2001 was best year ever at many car dealerships

Most enjoyed profit at least 5% to 7% higher than in 2000

Zero percent loans helped

January 04, 2002|By Ted Shelsby | Ted Shelsby,SUN STAFF

As Maryland new-car dealers close their books on 2001, a majority are finding that it was a very good year, according to industry officials and analysts.

"It was the best [year] ever for about 60 percent of them," said Jacob J. Cohen, managing director of the auto retailers group of American Express Tax and Business Services Inc.
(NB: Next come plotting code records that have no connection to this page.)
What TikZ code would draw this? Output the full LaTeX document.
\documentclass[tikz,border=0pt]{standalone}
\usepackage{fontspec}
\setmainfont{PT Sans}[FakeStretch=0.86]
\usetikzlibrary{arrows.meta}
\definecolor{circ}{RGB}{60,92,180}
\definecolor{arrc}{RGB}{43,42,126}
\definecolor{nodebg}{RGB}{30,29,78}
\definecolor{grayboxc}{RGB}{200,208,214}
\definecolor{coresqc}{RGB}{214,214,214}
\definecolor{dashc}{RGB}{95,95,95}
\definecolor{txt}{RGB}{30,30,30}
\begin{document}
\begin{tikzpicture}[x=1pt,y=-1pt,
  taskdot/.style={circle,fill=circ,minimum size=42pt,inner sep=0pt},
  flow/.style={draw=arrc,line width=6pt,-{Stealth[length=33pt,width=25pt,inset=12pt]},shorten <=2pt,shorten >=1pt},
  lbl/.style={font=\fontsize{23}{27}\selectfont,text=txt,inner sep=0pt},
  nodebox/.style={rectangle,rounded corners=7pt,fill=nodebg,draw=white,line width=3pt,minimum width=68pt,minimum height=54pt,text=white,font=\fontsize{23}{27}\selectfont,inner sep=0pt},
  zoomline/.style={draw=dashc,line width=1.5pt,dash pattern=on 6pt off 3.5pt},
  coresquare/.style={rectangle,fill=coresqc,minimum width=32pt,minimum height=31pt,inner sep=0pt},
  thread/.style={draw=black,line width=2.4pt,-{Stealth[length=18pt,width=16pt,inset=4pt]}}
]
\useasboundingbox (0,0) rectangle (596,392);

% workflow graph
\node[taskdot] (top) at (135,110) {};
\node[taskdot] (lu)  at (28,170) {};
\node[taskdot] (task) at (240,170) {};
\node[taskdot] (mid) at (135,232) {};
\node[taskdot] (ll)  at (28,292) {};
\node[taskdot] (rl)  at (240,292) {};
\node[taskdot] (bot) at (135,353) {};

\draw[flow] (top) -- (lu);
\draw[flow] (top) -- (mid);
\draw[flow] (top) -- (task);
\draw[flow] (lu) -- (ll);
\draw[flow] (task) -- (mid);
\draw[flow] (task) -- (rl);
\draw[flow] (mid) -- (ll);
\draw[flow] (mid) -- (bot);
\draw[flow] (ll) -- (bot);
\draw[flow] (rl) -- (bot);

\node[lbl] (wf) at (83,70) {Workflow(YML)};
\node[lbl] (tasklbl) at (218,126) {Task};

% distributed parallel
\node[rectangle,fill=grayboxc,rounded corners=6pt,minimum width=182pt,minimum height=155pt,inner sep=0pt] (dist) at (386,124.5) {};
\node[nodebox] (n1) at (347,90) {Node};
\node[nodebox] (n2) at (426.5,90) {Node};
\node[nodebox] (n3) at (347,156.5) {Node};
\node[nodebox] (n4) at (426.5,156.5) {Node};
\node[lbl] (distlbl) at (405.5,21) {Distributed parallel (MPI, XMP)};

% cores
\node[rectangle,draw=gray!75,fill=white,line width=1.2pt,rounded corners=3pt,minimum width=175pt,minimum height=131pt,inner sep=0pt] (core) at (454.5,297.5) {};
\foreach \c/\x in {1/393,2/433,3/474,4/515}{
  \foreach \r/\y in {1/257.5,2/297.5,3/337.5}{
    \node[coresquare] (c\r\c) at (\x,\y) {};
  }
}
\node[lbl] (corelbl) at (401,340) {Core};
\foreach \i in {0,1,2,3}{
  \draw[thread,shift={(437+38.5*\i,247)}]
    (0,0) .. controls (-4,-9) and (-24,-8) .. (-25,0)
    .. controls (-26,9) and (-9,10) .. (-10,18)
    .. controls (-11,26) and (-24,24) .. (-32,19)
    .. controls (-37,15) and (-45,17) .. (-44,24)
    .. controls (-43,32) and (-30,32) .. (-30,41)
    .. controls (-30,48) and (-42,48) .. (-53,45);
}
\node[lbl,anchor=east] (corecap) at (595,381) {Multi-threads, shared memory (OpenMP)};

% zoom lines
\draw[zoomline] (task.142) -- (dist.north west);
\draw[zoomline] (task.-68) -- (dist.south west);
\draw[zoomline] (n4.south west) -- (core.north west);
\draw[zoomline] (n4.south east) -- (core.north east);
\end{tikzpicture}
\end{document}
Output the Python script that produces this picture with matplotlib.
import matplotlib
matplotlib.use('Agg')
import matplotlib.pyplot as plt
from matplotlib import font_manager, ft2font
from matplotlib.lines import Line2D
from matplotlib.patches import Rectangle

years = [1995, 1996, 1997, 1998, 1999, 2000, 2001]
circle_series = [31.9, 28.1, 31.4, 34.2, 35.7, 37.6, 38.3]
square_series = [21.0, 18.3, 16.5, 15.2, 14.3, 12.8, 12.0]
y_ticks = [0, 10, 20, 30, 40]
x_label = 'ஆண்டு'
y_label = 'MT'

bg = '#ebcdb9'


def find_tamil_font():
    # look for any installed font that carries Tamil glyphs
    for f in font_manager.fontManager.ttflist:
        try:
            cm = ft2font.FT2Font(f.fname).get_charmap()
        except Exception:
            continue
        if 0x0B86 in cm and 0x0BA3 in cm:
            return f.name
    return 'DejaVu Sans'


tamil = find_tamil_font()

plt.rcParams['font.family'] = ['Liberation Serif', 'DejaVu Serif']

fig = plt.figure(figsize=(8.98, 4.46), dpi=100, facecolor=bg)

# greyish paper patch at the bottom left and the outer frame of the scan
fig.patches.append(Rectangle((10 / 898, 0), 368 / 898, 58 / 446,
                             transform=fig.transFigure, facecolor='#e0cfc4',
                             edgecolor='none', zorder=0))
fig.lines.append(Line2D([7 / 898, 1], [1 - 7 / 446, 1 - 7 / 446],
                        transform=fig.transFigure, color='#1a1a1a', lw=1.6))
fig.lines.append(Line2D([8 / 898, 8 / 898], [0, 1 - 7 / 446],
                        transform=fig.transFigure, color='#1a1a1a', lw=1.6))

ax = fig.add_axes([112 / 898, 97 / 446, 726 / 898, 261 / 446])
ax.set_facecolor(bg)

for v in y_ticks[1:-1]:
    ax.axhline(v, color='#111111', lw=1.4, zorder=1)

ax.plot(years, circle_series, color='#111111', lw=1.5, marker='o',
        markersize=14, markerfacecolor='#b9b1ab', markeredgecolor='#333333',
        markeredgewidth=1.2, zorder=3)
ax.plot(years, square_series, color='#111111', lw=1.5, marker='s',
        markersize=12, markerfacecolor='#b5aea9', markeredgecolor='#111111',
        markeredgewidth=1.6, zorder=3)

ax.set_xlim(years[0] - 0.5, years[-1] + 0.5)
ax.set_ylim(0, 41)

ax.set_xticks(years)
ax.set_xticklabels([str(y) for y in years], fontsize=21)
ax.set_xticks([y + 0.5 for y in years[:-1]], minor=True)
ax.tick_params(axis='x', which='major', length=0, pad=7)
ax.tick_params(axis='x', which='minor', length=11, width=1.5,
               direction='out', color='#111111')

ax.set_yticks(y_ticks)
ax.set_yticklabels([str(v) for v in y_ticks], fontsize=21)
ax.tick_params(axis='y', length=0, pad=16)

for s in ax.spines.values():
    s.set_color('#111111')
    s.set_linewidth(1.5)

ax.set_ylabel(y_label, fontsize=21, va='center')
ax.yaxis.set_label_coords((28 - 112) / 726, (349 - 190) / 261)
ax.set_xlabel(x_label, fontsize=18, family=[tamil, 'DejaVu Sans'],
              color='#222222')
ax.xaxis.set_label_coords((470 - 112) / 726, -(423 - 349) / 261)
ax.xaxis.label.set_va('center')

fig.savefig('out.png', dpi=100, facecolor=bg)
Based in Timonium, American Express provides accounting and financial services for many of the state's new-car franchises.

For the year just ended, Cohen said, most dealers saw their profits rise a minimum of 5 percent to 7 percent over what they were in 2000.

"We won't have our final financial statement yet for another week, but I already know that 2001 was a great year for us," said Joseph B. Aiello, president of JBA Chevrolet in Glen Burnie.

He said a flurry of fourth-quarter sales, stimulated by zero percent financing, resulted in record sales of cars and light trucks.

Industry observers attribute the good times to a number of factors, including a decline in loan interest rates that enabled the average dealer to save $50,000 or more on the cost of financing cars in inventory.

"There is no question about it, `floor planning' is a big expense for dealers," Peter Kitzmiller, president of the Maryland New Car and Truck Dealers Association, said of the cost dealers incur from financing the vehicles displayed on their sales lots.

Cohen said the difference between a 7 percent floor planning rate and 9 percent rate on a typical inventory valued at $5 million is about $100,000.

He said floor planning, labor and advertising are a dealer's largest expenses.

Paul Taylor, chief economist for the National Automobile Dealers Association, which represents more than 19,000 new-car dealers in the country, said the drop in interest rates cut the average dealer's floor-planning cost by $45 per vehicle last year.

Taylor said the average dealer's used-car sales also jumped last year, by $500,000.

"Dealers were clearly helped by a boost in large, luxury sport utility vehicles late last year," he said. "Sales of these units were up 24.2 percent in November and, for dealers, they are twice as profitable as cars."

A year-end rally in the sale of big-profit, sport utility vehicles also helped the bottom line of most dealers, according to Taylor.

He said dealers also benefited from a boost in used-car sales and added business in their parts and service sections.

Taylor said the average dealer profit as a percentage of sales was 13.2 percent in the first 10 months of 2001. This is up from 12.8 percent in the corresponding part of the previous year.

Kitzmiller said 2001 turned out better than most dealers expected. "They expected things to be tight," he said. "They tightened their belts and tried to keep expenses in line. They focused on being more efficient."

"The $64,000 question is how much the flurry of sales in the last quarter of 2001 will impact sales in the first quarter this year," Kitzmiller said. "At this point, nobody knows the answer."